Bien que peu connue internationalement, la République de Saint-Marin est loin de se désintéresser du reste du monde. En 1998, je dirigeais un programme en faveur des victimes de mines antipersonnel, dans le nord de l’Ouganda. Il était partiellement financé par la République de Saint-Marin.

La Principauté de Monaco, bien que beaucoup plus petite, est davantage connue. Elle attire les célébrités du monde entier, les nouveaux riches de l’ex-URSS et les princes arabes. Elle est célèbre pour son casino et pour les immenses yachts ancrés dans son port, ainsi que pour sa vie nocturne et pour ses banques. Mais ce micro-État est, à mon humble avis, bien moins intéressant que la République de Saint-Marin. Cette dernière a beaucoup plus à offrir au visiteur, en termes de paysages ou de patrimoine architectural et artistique. Le pays compte une dizaine de musées et de nombreuses anciennes églises, des palais et des châteaux qui valent tous d’être visités. Tout en étant prospère, ce pays et ses habitants ne font pas étalage de luxe, comme cela est le cas dans la Principauté. Monaco n’est qu’une ville hérissée de buidings modernes, en bord de mer, tandis que Saint-Marin est composé de petits bourgs anciens et de campagnes. La population de la capitale ne dépasse pas 4500 habitants. Elle n’est d’ailleurs que la troisième ville du pays,  après Serravalle (9300 habitants) et Borgo Maggiore (6000 habitants). Cette dernière localité est blottie au pied du Mont Titan et est reliée à la capitale par une route sinueuse et pas le téléphérique. Il y a encore, à Saint-Marin, de grands espaces ruraux, faits de collines et de vallées, où se pratique l’agriculture et la sylviculture, ainsi que l’élevage. Le pays produit d’excellents vins, un fameux limoncello et de l’huile d’olive, alors que Monaco ne produit rien du tout. Autre différence notable entre les deux États : un sixième seulement de la population de Monaco est monégasque, alors qu’à Saint-Marin c’est l’inverse : il n’y a que 5000 résidents étrangers pour une population totale de 32 800 habitants.  Pour résumer, je dirais que Saint-Marin est beaucoup plus authentique que Monaco.

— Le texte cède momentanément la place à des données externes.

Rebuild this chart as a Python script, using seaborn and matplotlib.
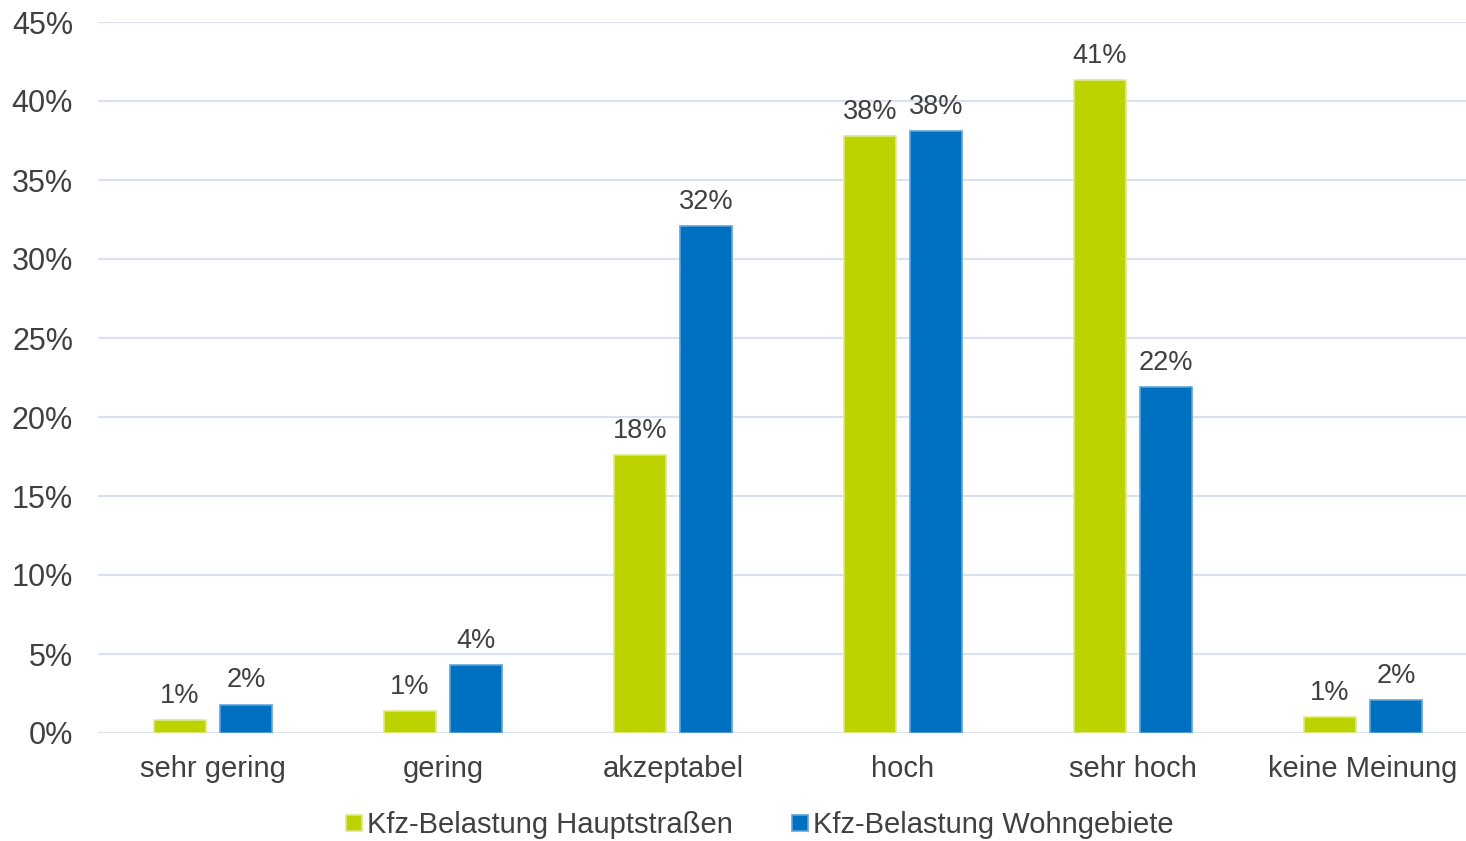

La République de Saint-Marin est donc un petit pays original et d’une grande beauté, qui mérite certainement que l’on y passe quelques jours, comme j’ai eu l’occasion de le faire. Il vaut mieux, cependant, éviter les mois de juillet et août, lorsque les touristes, délaissant pour quelques heures les plages de l’Adriatique toutes proches, y affluent, envahissant plutôt les nombreuses boutiques et les restaurants que les monuments et autres musées.

Pour finir, il est intéressant de remarquer que les armoiries de la République sont surmontées d’une couronne, symbole de souveraineté. Ces armoiries – et cette couronne – figurent d’ailleurs en centre du drapeau national, composé de deux bandes horizontales bleue et blanche. Rappelons enfin que la devise du pays tient en un seul mot latin, « Libertas » et que, comme il est indiqué à la frontière, ce petit pays se targue d’être « l’antica terra della libertà » (la vieille terre de la liberté).